También es digna de mención la interpretación de Teodor Ilincäi como Maurizio, el objeto de deseo de la Princesa de Bouillon y amor incondicional de Adriana. Su voz lírica de amplio espectro se puso al servicio del personaje, cuyo carácter de heroico conquistador queda bien reflejado en la rica línea melódica que el compositor le dedica. Particularmente interesante resultó la calidez de su voz en la romanza La dolcissima effigie, o su turbada expresividad en l’anima ho stanca, aunque sin duda el momento culminante de su interpretación fue su dúo final No, la mia fronte junto a Ainhoa Arteta en la conclusión del último acto.

Otros nombres propios destacaron también en la interpretación. En primer lugar, la mezzosoprano Ksenia Dudkikova ofreció la precisa y cuidada réplica a su rival en la trama, con unos graves bien conseguidos y una coloratura a la altura de su partenaire. Igualmente, el barítono Luis Cansinocomo Michonnet demostró no sólo tener un instrumento prodigioso, sino además unas altas dotes interpretativas.
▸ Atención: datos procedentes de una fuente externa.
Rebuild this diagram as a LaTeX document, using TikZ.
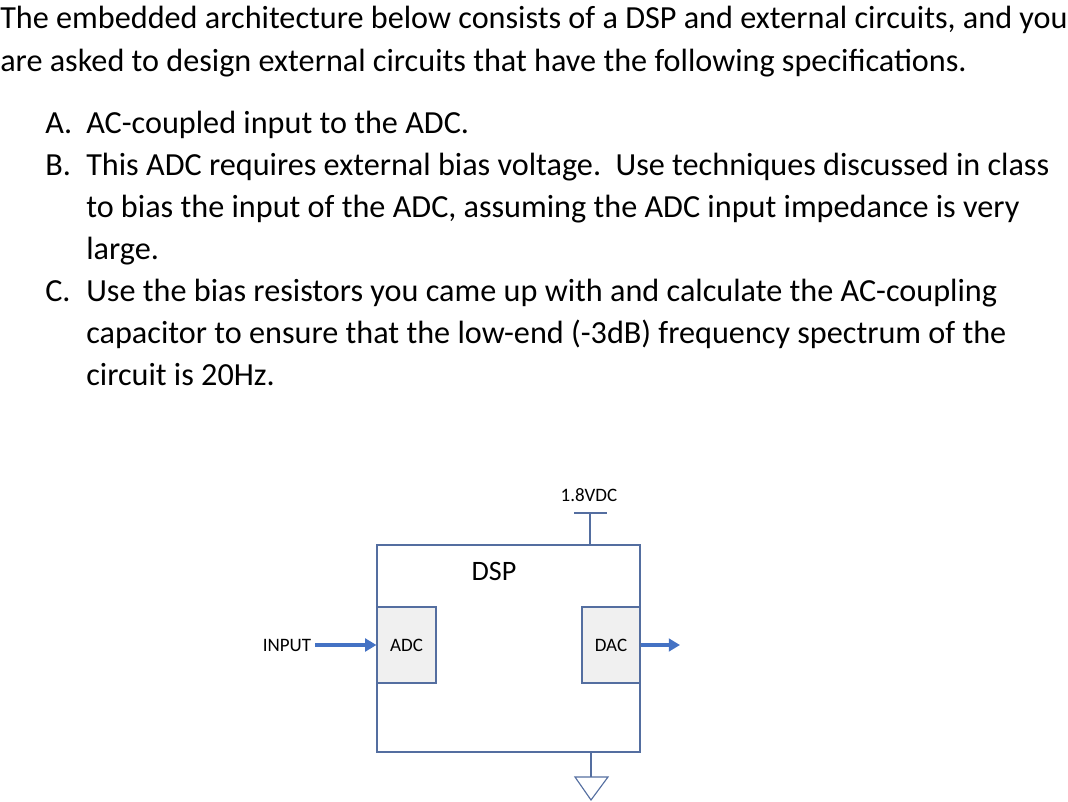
\documentclass[tikz,border=0pt]{standalone}
\usepackage{fontspec}
\setmainfont{Carlito}
\usetikzlibrary{arrows.meta}
\definecolor{boxline}{RGB}{84,110,160}
\definecolor{arrowblue}{RGB}{68,114,196}
\tikzset{
  txt/.style={anchor=base west, inner sep=0pt, font=\fontsize{22.9}{27}\selectfont},
  blk/.style={draw=boxline, fill=gray!12, line width=0.8pt},
  lbl/.style={inner sep=0pt, font=\fontsize{13.5}{16}\selectfont},
  sig/.style={draw=arrowblue, line width=2.2pt, -{Triangle[length=8pt,width=9pt]}}
}
\begin{document}
\begin{tikzpicture}[x=0.025cm, y=-0.025cm]
  \useasboundingbox (0,0) rectangle (1068,802);
  % question text
  \node[txt] (l1) at (0,29) {The embedded architecture below consists of a DSP and external circuits, and you};
  \node[txt] (l2) at (0,71) {are asked to design external circuits that have the following specifications.};
  \node[txt] (ka) at (45,133) {A.};
  \node[txt] (ta) at (86,133) {AC-coupled input to the ADC.};
  \node[txt] (kb) at (45,175) {B.};
  \node[txt] (tb1) at (86,175) {This ADC requires external bias voltage.\ \ Use techniques discussed in class};
  \node[txt] (tb2) at (86,217) {to bias the input of the ADC, assuming the ADC input impedance is very};
  \node[txt] (tb3) at (86,259) {large.};
  \node[txt] (kc) at (45,301) {C.};
  \node[txt] (tc1) at (86,301) {Use the bias resistors you came up with and calculate the AC-coupling};
  \node[txt] (tc2) at (86,343) {capacitor to ensure that the low-end (-3dB) frequency spectrum of the};
  \node[txt] (tc3) at (86,385) {circuit is 20Hz.};
  % diagram
  \draw[boxline, line width=0.8pt] (377,545) rectangle (640,752);
  \node[blk, minimum width=59*0.025cm, minimum height=76*0.025cm, inner sep=0pt] (adc) at (406.5,645) {\fontsize{13.5}{16}\selectfont ADC};
  \node[blk, minimum width=58*0.025cm, minimum height=76*0.025cm, inner sep=0pt] (dac) at (611,645) {\fontsize{13.5}{16}\selectfont DAC};
  \node[inner sep=0pt, font=\fontsize{20}{24}\selectfont] (dsp) at (494,571) {DSP};
  \node[lbl] (vdc) at (589,495) {1.8VDC};
  \node[lbl] (inp) at (287,645) {INPUT};
  \coordinate (top) at (590,545);
  \coordinate (vbar) at (590,513);
  \coordinate (bot) at (591,752);
  \coordinate (gnd) at (591,777);
  \coordinate (out) at (680,645);
  \draw[boxline, line width=0.8pt] (top) -- (vbar);
  \draw[boxline, line width=0.8pt] (574,513) -- (607,513);
  \draw[boxline, line width=0.8pt] (bot) -- (gnd);
  \draw[boxline, line width=0.8pt] (575,777) -- (608,777) -- (591,800) -- cycle;
  \draw[sig] (inp.east) ++(4,0) -- (adc.west);
  \draw[sig] (dac.east) -- (out);
\end{tikzpicture}
\end{document}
En los roles secundarios destacó el tándem formado por David Lagares como Príncipe de Bouillon y Josep Fadó como su servicial acompañante el abate de Chazeuil; su empatía y empaste en sus dúos revelaron una perfección técnica y un momento interpretativo elevados.
En cuanto a la puesta en escena, el director Lorenzo Mariani y las aportaciones coreográficas de Elisabetta Marinifueron muy oportunos. Hay que felicitar a todo el equipo técnico, ya que cada uno de los actos transportó a la audiencia a un espacio diferente en el que las acciones tenían lugar, desde la tramoya del teatro en el primer acto, pasando por los distintos gabinetes y estancias del palacio del Príncipe Bouillon, hasta la alcoba de Adriana en el último acto. Luces dirigidas, plataformas móviles, proyecciones sobre pinturas mitológicas o mobiliario de época llenaron un escenario dinámico y colorido, a lo que se suma un vestuario de época original e imaginativo responsabilidad de Giusi Giustino. Cabría destacar la esfera plateada que reflejaba a los bailarines que, en el tercer acto, representaron el ballet del juicio de Paris, en un momento álgido de belleza estética y delicado desarrollo escénico.
Por último, la Orquesta Sinfónica de Sevilla realizó una labor espléndida bajo la batuta de Pedro Halffter, garantía de coherencia interpretativa y bondad sonora. La obra de Cilea abunda en pasajes instrumentales intercalados entre las escena, y de un desarrollo melódico-armónico muy rico y de presencia constante en conjunción a la parte vocal. En este sentido, la dirección de Pedro Halffter fue hábil y efectiva, compensando los efectivos orquestales y potenciando la riqueza tímbrico-melódica de la partitura.